One of Lilley’s most memorable songs was about the wreck of the SS Birchgrove Park in 1956, the last real shipwreck in the Sydney area:

O beckoning lights of Sydney town
Still beckoning men as the ship goes down
It is for the love of your winking lights
That colliers drown on lonely nights
— Merv Lilley

==Joint writing==
The title poem (2) and the major ballad (3) lead off the book with a call for self-determination and better treatment for Aboriginal people.

Ten other political poems (37-41,43,65-68) are featured. Both authors express similar themes - solidarity with: the Communist Party, Katanga, Cuba, South Africa and the nuclear disarmament movement,

“The Pick-up Shed” is credited in the book to Hewett and in songbooks to Lilley. It is told in two different voices, and it may be the case that the first two verses were written by Hewett and the last two by Lilley.

== History and reception ==
Hewett had left a wealthy Western Australian farming and shop-keeping family to join the proletariat, while Lilley was a knockabout Queensland character who had worked at various manual jobs, including canecutter, stoker, and wool presser. They met at a joint performance of the Sydney Realist Writers and the Bush Music Club around 1957, and they married at the start of 1960.

By the age of 23, Hewett had won two national poetry prizes, but she discontinued writing in 1946 to focus on activism and child-rearing. She renewed her literary career in 1957, now producing material with mostly a socialist realist slant.

Lilley had been in contact with John Meredith since 1955, who had helped him publish several songs in the first editions of Singabout. He also published seven poems and four short stories between 1955 and 1961 in the literary magazines Overland, Realist Writer and Westerly, mostly about rural work.

At the end of 1961, just prior to setting off on a caravan trip from Perth to Rockhampton with four children, Lilley and Hewett gestetnered about a hundred copies of What About the People! with the help of Hewett’s 11 year old son Joe Flood. The cover was silk-screened.

The book proved popular, and in 1962 Frank Hardy of the National Realist Writers Council decided to publish it. In the introduction, Hardy praised Hewett’s first novel Bobbin Up, and the efforts of Hewett and Lilley to raise the stature of poetry in the labour movement.

Dennis Kevans enthused in Tribune about these “imaginative and deeply analytical poets of the people. These poets do not apologise. They relish struggle and the competition of life…the sweat and toil and heat of love feed the brain and the brain tempers the body”. Hal Colebatch, a right-wing activist but a friend of Hewett and Lilley, considered their verse was “shot through with lines different and superior to the run of party-line versifying of the day”.

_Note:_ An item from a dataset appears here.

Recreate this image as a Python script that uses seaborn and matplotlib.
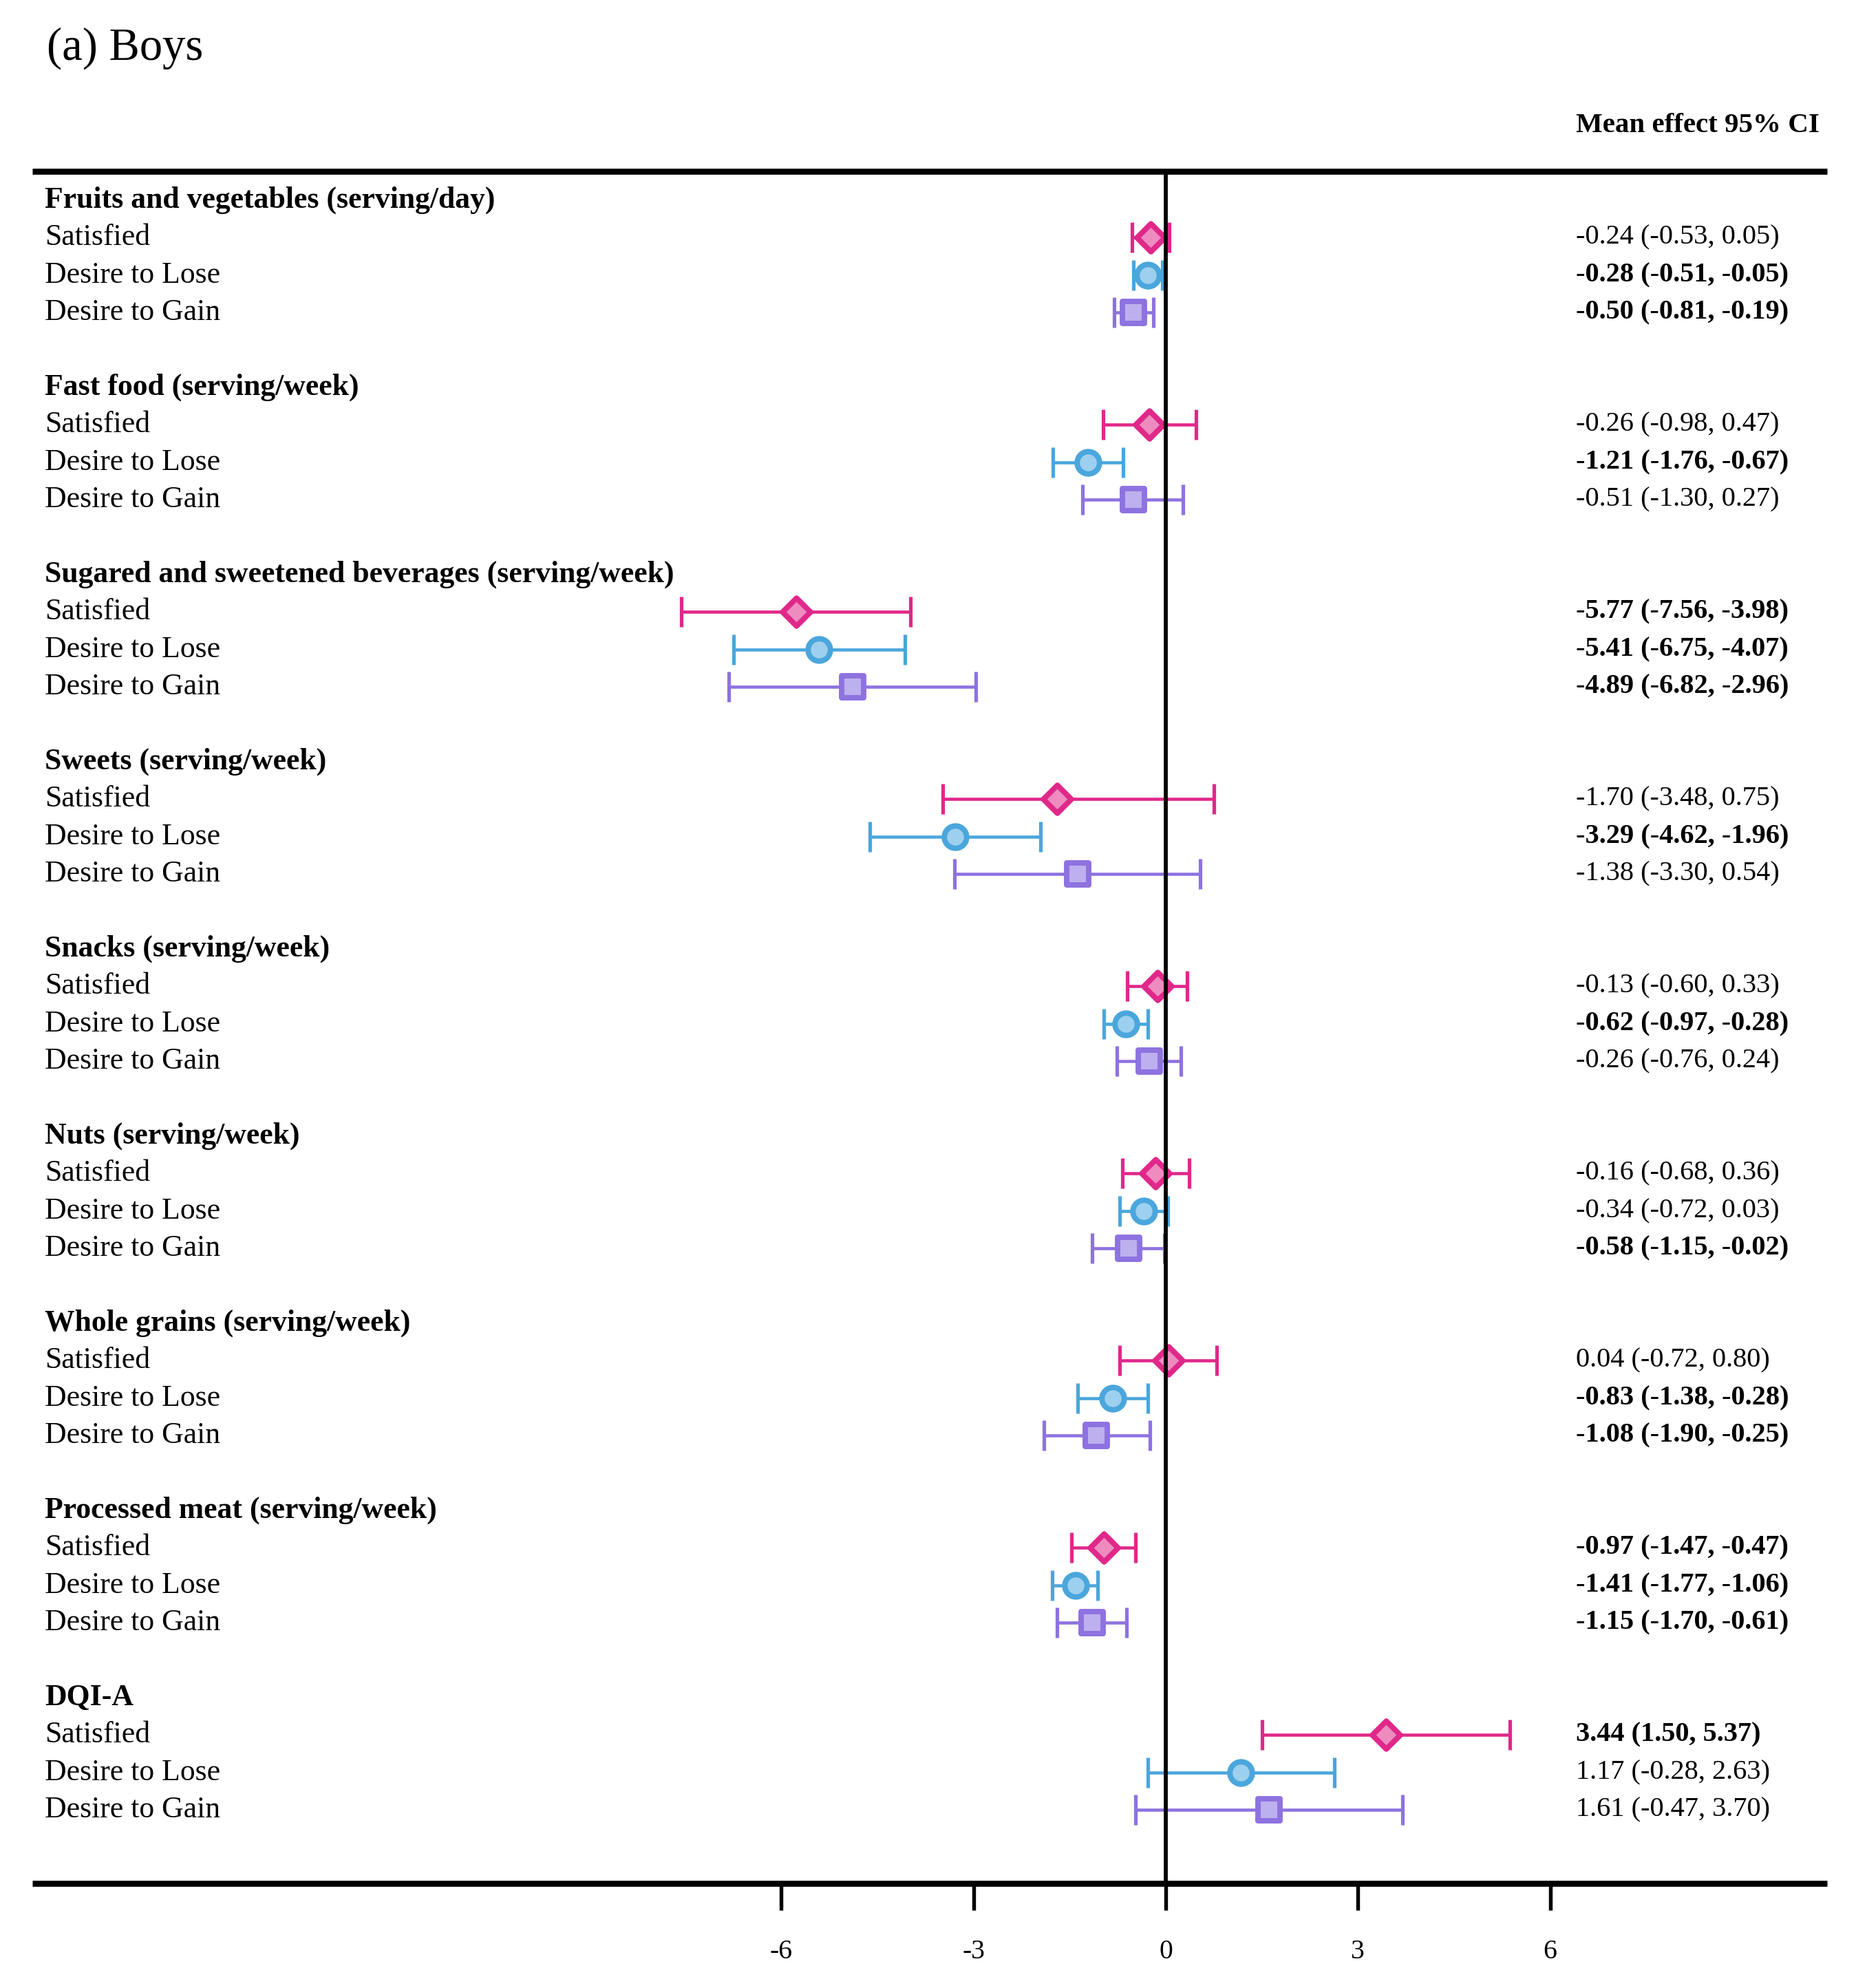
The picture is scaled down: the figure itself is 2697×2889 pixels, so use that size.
import matplotlib
matplotlib.use("Agg")
import matplotlib.pyplot as plt
import seaborn as sns
import pandas as pd
import numpy as np

# ---------------- data ----------------
outcomes = [
    "Fruits and vegetables (serving/day)",
    "Fast food (serving/week)",
    "Sugared and sweetened beverages (serving/week)",
    "Sweets (serving/week)",
    "Snacks (serving/week)",
    "Nuts (serving/week)",
    "Whole grains (serving/week)",
    "Processed meat (serving/week)",
    "DQI-A",
]
groups = ["Satisfied", "Desire to Lose", "Desire to Gain"]

satisfied_mean = [-0.24, -0.26, -5.77, -1.70, -0.13, -0.16, 0.04, -0.97, 3.44]
satisfied_lo   = [-0.53, -0.98, -7.56, -3.48, -0.60, -0.68, -0.72, -1.47, 1.50]
satisfied_hi   = [0.05, 0.47, -3.98, 0.75, 0.33, 0.36, 0.80, -0.47, 5.37]
satisfied_bold = [False, False, True, False, False, False, False, True, True]

lose_mean = [-0.28, -1.21, -5.41, -3.29, -0.62, -0.34, -0.83, -1.41, 1.17]
lose_lo   = [-0.51, -1.76, -6.75, -4.62, -0.97, -0.72, -1.38, -1.77, -0.28]
lose_hi   = [-0.05, -0.67, -4.07, -1.96, -0.28, 0.03, -0.28, -1.06, 2.63]
lose_bold = [True, True, True, True, True, False, True, True, False]

gain_mean = [-0.50, -0.51, -4.89, -1.38, -0.26, -0.58, -1.08, -1.15, 1.61]
gain_lo   = [-0.81, -1.30, -6.82, -3.30, -0.76, -1.15, -1.90, -1.70, -0.47]
gain_hi   = [-0.19, 0.27, -2.96, 0.54, 0.24, -0.02, -0.25, -0.61, 3.70]
gain_bold = [True, False, True, False, False, True, True, True, False]

x_ticks = [-6, -3, 0, 3, 6]
title_text = "(a) Boys"
column_header = "Mean effect 95% CI"

# ---------------- table ----------------
rows = []
series = [
    (satisfied_mean, satisfied_lo, satisfied_hi, satisfied_bold),
    (lose_mean, lose_lo, lose_hi, lose_bold),
    (gain_mean, gain_lo, gain_hi, gain_bold),
]
for i, out in enumerate(outcomes):
    for j, g in enumerate(groups):
        m, lo, hi, b = series[j]
        rows.append(dict(outcome=out, group=g, row=i * 5 + 1 + j,
                         mean=m[i], lo=lo[i], hi=hi[i], bold=b[i]))
df = pd.DataFrame(rows)

# ---------------- style ----------------
sns.set_theme(style="white")
plt.rcParams["font.family"] = ["Liberation Serif", "DejaVu Serif"]

edge_cols = {"Satisfied": "#E0288A", "Desire to Lose": "#4AA6DC", "Desire to Gain": "#8E72E0"}
fill_cols = {"Satisfied": "#EE8CC0", "Desire to Lose": "#9DD0EE", "Desire to Gain": "#BDB0EE"}
marks = {"Satisfied": "D", "Desire to Lose": "o", "Desire to Gain": "s"}
msize = {"Satisfied": 6.9, "Desire to Lose": 7.8, "Desire to Gain": 7.6}

W, H, DPI = 2697, 2889, 300
fig = plt.figure(figsize=(W / DPI, H / DPI), dpi=DPI)
ax = fig.add_axes([0, 0, 1, 1])

px_per_unit = 93.1
x0_px = 1694
row0_px = 291
row_px = 54.4
ax.set_xlim(-x0_px / px_per_unit, (W - x0_px) / px_per_unit)
ax.set_ylim((H - row0_px) / row_px, -row0_px / row_px)
ax.patch.set_alpha(0)

top_row = (249 - row0_px) / row_px
bot_row = (2737 - row0_px) / row_px

# error bars and markers
for g in groups:
    sub = df[df.group == g]
    ax.errorbar(sub["mean"], sub["row"],
                xerr=[sub["mean"] - sub["lo"], sub["hi"] - sub["mean"]],
                fmt="none", ecolor=edge_cols[g], elinewidth=1.1,
                capsize=5.3, capthick=1.25, zorder=3)
    sns.scatterplot(data=sub, x="mean", y="row", ax=ax, marker=marks[g],
                    color=fill_cols[g], edgecolor=edge_cols[g],
                    s=msize[g] ** 2, linewidth=1.9, zorder=4, legend=False)

# reference lines
ax.vlines(0, top_row, bot_row, color="black", lw=1.4, zorder=5)
xl = ax.get_xlim()
span = xl[1] - xl[0]
x_left = xl[0] + 0.0175 * span
x_right = xl[0] + 0.9845 * span
ax.hlines(top_row, x_left, x_right, color="black", lw=2.1, zorder=5)

# bottom axis as spine with ticks
for s in ["top", "right", "left"]:
    ax.spines[s].set_visible(False)
ax.spines["bottom"].set_position(("data", bot_row))
ax.spines["bottom"].set_bounds(x_left, x_right)
ax.spines["bottom"].set_linewidth(2.1)
ax.spines["bottom"].set_capstyle("butt")
ax.spines["bottom"].set_color("black")
ax.spines["bottom"].set_zorder(5)
ax.set_xticks(x_ticks)
ax.set_xticklabels([str(t) for t in x_ticks])
ax.tick_params(axis="x", direction="out", length=9.4, width=1.3, color="black",
               pad=10, labelsize=9.5, labelcolor="black", bottom=True)
ax.set_yticks([])
ax.set_xlabel("")
ax.set_ylabel("")

# text
trans = ax.get_yaxis_transform()  # x in axes fraction, y in data
label_x = 65 / W
value_x = 2290 / W
ax.text(68 / W, (70 - row0_px) / row_px, title_text, transform=trans,
        fontsize=16, ha="left", va="center", color="black")
ax.text(value_x, (182 - row0_px) / row_px, column_header, transform=trans,
        fontsize=9.85, fontweight="bold", ha="left", va="center", color="black")

for i, out in enumerate(outcomes):
    ax.text(label_x, i * 5, out, transform=trans, fontsize=10.5,
            fontweight="bold", ha="left", va="center", color="black")
for _, r in df.iterrows():
    ax.text(label_x, r["row"], r["group"], transform=trans, fontsize=10.5,
            ha="left", va="center", color="black")
    txt = f"{r['mean']:.2f} ({r['lo']:.2f}, {r['hi']:.2f})"
    ax.text(value_x, r["row"], txt, transform=trans, fontsize=9.7,
            fontweight="bold" if r["bold"] else "normal",
            ha="left", va="center", color="black")

fig.savefig("out.png", dpi=DPI, facecolor="white")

Gilman (2014) saw the book as a classic call to action, formulated on the basic principles of Soviet socialist realism: the spirit of the people and the party. A number of poems do express a direct call to action (3,25,46,58,62,70) from Hewett and (29,31,46,71) from Lilley.

== Songs ==
(Composer in brackets)
- Birchgrove Park (40:42), The Pickup Shed (46:57) Anti-fouling roll (48:30) (Bill Berry)
- Weevils in the Flour, Sweet Song for Katie, Atomic Lullaby (Mike Leyden)
- Sailor Home from the Sea (Bill Berry, Chris Kempster, Martin Wyndham-Reid, Poole)
- Cane Killed Abel (Chris Kempster)
- Clancy and Dooley/Black Strike) (Tom Flood)
- My Love on Whom the Good Sun Shone (Frank Arndt)
Others: Norman Brown, Song of the West Coast Seaman, Little Joe Flood

Lilley and Hewett submitted three songs each to the Jim Healy Memorial Waterside Workers Song Competition in 1963, and came first and second respectively. Lilley won overall with “Anti-fouling roll”. This song was not included in the book, although it was set to music by Berry at the same time as his other songs.

== The 1961 Gestetner version ==
Very few copies of the home-typed 1961 Gestetner edition have survived, and the hand-copied volume is now a collector's item. It contains only 28 poems by Lilley and 25 by Hewett.

The 22 new poems in the 1962 edition were all written in Queensland during 1962, with the exception of "Testament". From the list of contents in the 1962 edition, these added poems are 10,11,12,20,33,36,38,40,42,45,50,55,59,62,64,65,66,69,70,71,73,75.